Language teachers remain outraged over the federal government’s decision to terminate a program aimed at improving their classroom practice.
The Endeavour Language Teacher Fellowship (ELTF), which sent practising and pre-service educators to a country in which the language they taught was spoken, was cut in May’s budget.
The month-long program had been held annually since 2004, providing teachers with intensive language classes, cultural lessons and the opportunity to network with other teachers.
Almost 2000 language teachers have been awarded one of the fellowships and, since 2007, teachers at more than 1200 schools have participated in the program.
President of the Modern Language Teachers’ Association of New South Wales (MLTANSW) Gillian Cordy told Crikey her organisation was not consulted before the fellowship was scrapped. Cordy wrote a letter of response on behalf of MLTANSW in which she says the association was “shocked and dismayed” by the decision.
“With language teaching in Australia, we are isolated and we don’t have a lot of chances to interact with people who speak the language,” said Cordy, a French language teacher selected to take part in the 2007 program.
Before joining the ELTF program, Cordy had only briefly visited France on holiday. She says the experience reinvigorated her teaching and made her a more confident languages teacher.
“The cultural elements [of language teaching] are very static if you just take them from a textbook,” Cordy said.
Shelby Stewart, a secondary school Indonesian teacher at Victoria’s Maryborough Education Centre, joined the program before it was axed and says it was a valuable experience.
“Being taught by native speakers bettered my language skills. There were a lot of cultural activities we did, like making Balinese offerings, that I’ve brought back to the classroom,” she told Crikey.

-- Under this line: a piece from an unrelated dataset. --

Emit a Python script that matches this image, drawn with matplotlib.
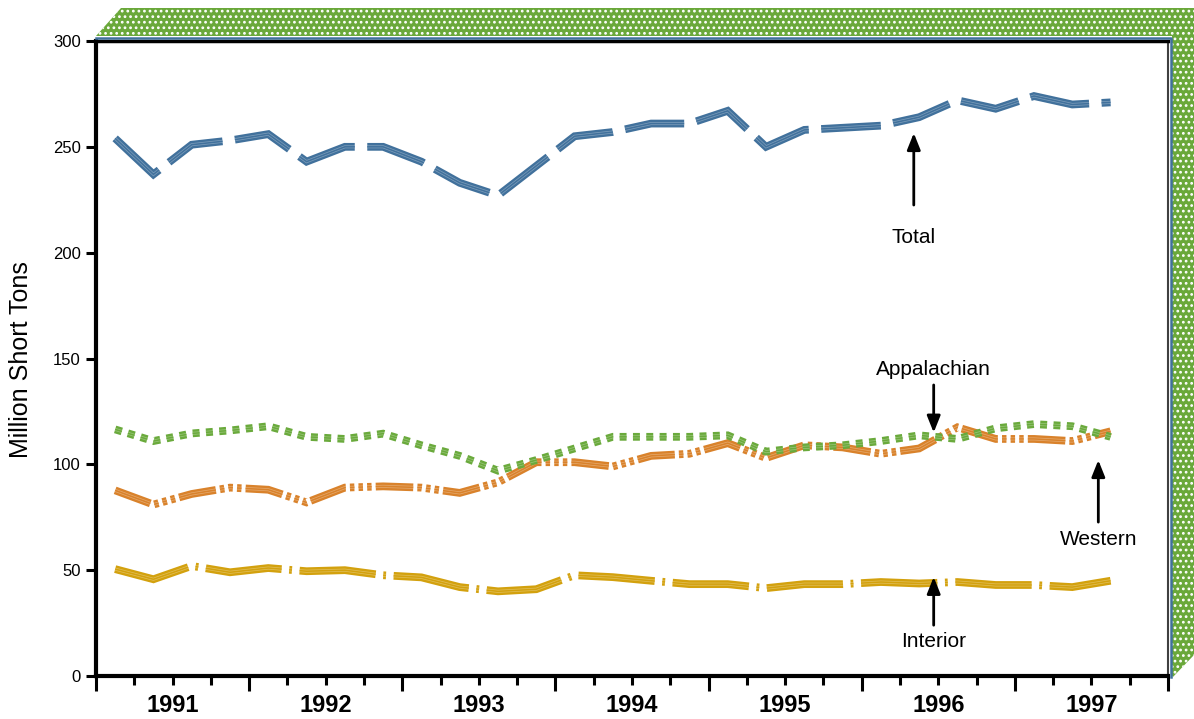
import matplotlib
matplotlib.use('Agg')
import matplotlib.pyplot as plt
from matplotlib.patches import Polygon
from matplotlib.lines import Line2D

plt.rcParams['font.family'] = ['Liberation Sans', 'DejaVu Sans']
plt.rcParams['lines.scale_dashes'] = False
plt.rcParams['hatch.linewidth'] = 1.2

# quarterly production, million short tons, 1991 Q1 .. 1997 Q3
start_year = 1991
year_labels = ['1991', '1992', '1993', '1994', '1995', '1996', '1997']
total = [254, 237, 251, 253, 256, 243, 250, 250, 243, 233, 227, 241, 255, 257,
         261, 261, 267, 250, 258, 259, 260, 264, 272, 268, 274, 270, 271]
appalachian = [116.5, 111, 114.6, 116, 118, 113, 112, 114.5, 109, 104, 97, 102, 107.5, 113,
               113, 113, 113.7, 106, 108, 109, 111, 113.7, 112, 117, 119, 118, 113]
western = [87.7, 81, 86, 89, 88, 82, 89, 89.6, 89, 86.5, 91.5, 101, 101, 99,
           104, 105, 110, 103, 109, 108, 105, 107.5, 117.5, 112, 112, 111, 115.6]
interior = [50.5, 45.7, 52, 49, 51, 49.5, 50, 47.6, 46.6, 42, 40, 41, 47.6, 46.7,
            45, 43.4, 43.4, 41.5, 43.4, 43.4, 44.4, 43.7, 44.4, 43, 43, 42, 45]

W, H = 1194, 719


def fx(x):
    return x / W


def fy(y):
    return 1 - y / H


def striped(ax, x, y, color, dashes, z):
    # thick dashed line with two faint light stripes inside
    for lw, c, a in [(5.6, color, 1.0), (2.2, 'white', 0.3), (1.1, color, 1.0)]:
        ax.plot(x, y, color=c, alpha=a, lw=lw, dashes=dashes,
                dash_capstyle='butt', dash_joinstyle='miter', zorder=z)


fig = plt.figure(figsize=(W / 100, H / 100), dpi=100)

# green 3-D border on top and right
band = Polygon([(fx(96), fy(36)), (fx(121), fy(8)), (fx(1194), fy(8)),
                (fx(1194), fy(655)), (fx(1172), fy(678)), (fx(1172), fy(36))],
               closed=True, transform=fig.transFigure, facecolor='#6aa83a',
               edgecolor='white', hatch='...', lw=0)
fig.add_artist(band)
fig.add_artist(Line2D([fx(96), fx(1170.5), fx(1170.5)], [fy(37.5), fy(37.5), fy(677)],
                      color='#41719c', lw=1.8, transform=fig.transFigure))

ax = fig.add_axes([fx(96), fy(676), (1168 - 96) / W, (676 - 41) / H])

x = [start_year + (i + 0.5) / 4 for i in range(len(total))]

striped(ax, x, interior, '#d3a10e', (55, 5.5, 2, 5.5), 2)
striped(ax, x, western, '#d9822b', (27, 3, 3.2, 3, 3.2, 3, 3.2, 3), 3)
striped(ax, x, appalachian, '#6aaa3c', (5, 4.6), 4)
striped(ax, x, total, '#41719c', (43, 9), 5)

ax.set_xlim(start_year, start_year + len(year_labels))
ax.set_ylim(0, 300)
ax.set_yticks(range(0, 301, 50))
ax.set_xticks(range(start_year, start_year + len(year_labels) + 1))
ax.set_xticks([start_year + q / 4 for q in range(len(year_labels) * 4 + 1)], minor=True)
ax.set_xticklabels([])

ax.tick_params(axis='y', direction='out', length=7, width=2.2, labelsize=12, pad=4)
ax.tick_params(axis='x', which='major', direction='out', length=11, width=2.2)
ax.tick_params(axis='x', which='minor', direction='out', length=6.5, width=2.2)

for s in ['left', 'bottom']:
    ax.spines[s].set_linewidth(3)
    ax.spines[s].set_color('black')
ax.spines['top'].set_linewidth(2.5)
ax.spines['top'].set_color('black')
ax.spines['right'].set_linewidth(1.5)
ax.spines['right'].set_color('#404040')

xtr = ax.get_xaxis_transform()
for i, lab in enumerate(year_labels):
    ax.text(start_year + i + 0.5, -0.046, lab, transform=xtr, ha='center', va='center',
            fontsize=17, fontweight='bold')

fig.text(fx(21), fy(360), 'Million Short Tons', rotation=90, ha='center', va='center',
         fontsize=18)

arrow = dict(arrowstyle='-|>,head_length=0.4,head_width=0.16', lw=2, color='black',
             shrinkA=0, shrinkB=0, mutation_scale=25)
notes = [('Total', 1996.34, 256.5, 222.5, 207),
         ('Appalachian', 1996.47, 115, 137.5, 145),
         ('Western', 1997.545, 102, 72.7, 64.7),
         ('Interior', 1996.47, 46.8, 24, 16.5)]
for name, nx, tip, tail, ty in notes:
    ax.annotate('', xy=(nx, tip), xytext=(nx, tail), arrowprops=arrow, zorder=6)
    ax.text(nx, ty, name, ha='center', va='center', fontsize=15, zorder=6)

fig.savefig('out.png', dpi=100)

Stewart says “real-life” in-country experience is critical. She remembers one student in her tertiary course that was going to be an Indonesian teacher, but had never left his home state.
“How can you be a language teacher if you haven’t had an authentic experience of that language?” Stewart said.
She says the program’s cancellation is another setback for languages, which already face a lack of community support in places as ethnically homogeneous as Maryborough.
“They don’t see it as important. It’s always the first subject to be cut,” said Stewart, whose school has already cut Indonesian from a full-year to six-month program at year 7.
The federal government had committed itself to addressing the peripheral place language subjects occupy in school curricula. In 2012, the Abbott-led Liberal opposition expressed its desire for 40% of Australian year 12 students to study a language. At the time, just over 12% did so.
“If they’re really committed to increasing the number of students coming out of year 12 [with a language], then I think the capacity of those who are teaching it at primary and secondary schools should be a priority,” Cordy said.
The government has also accepted recommendations from a Teacher Education Ministerial Advisory Group (TEMAG) report that pushes for all primary school educators to graduate from university with a specialisation in science, maths or languages. The education department website says ELTF funding has been redirected to addressing the report’s recommendations but Cordy says she’s yet to see that happen.
But Stewart says the government’s support for language learning, as well as its insistence on a close relationship with Indonesia, makes the funding cut even more disappointing.
“The government says, ‘Indonesia’s our closest neighbour, and it’s important to have that connection’, but that’s not being backed up by policy. It’s a very inconsistent approach.”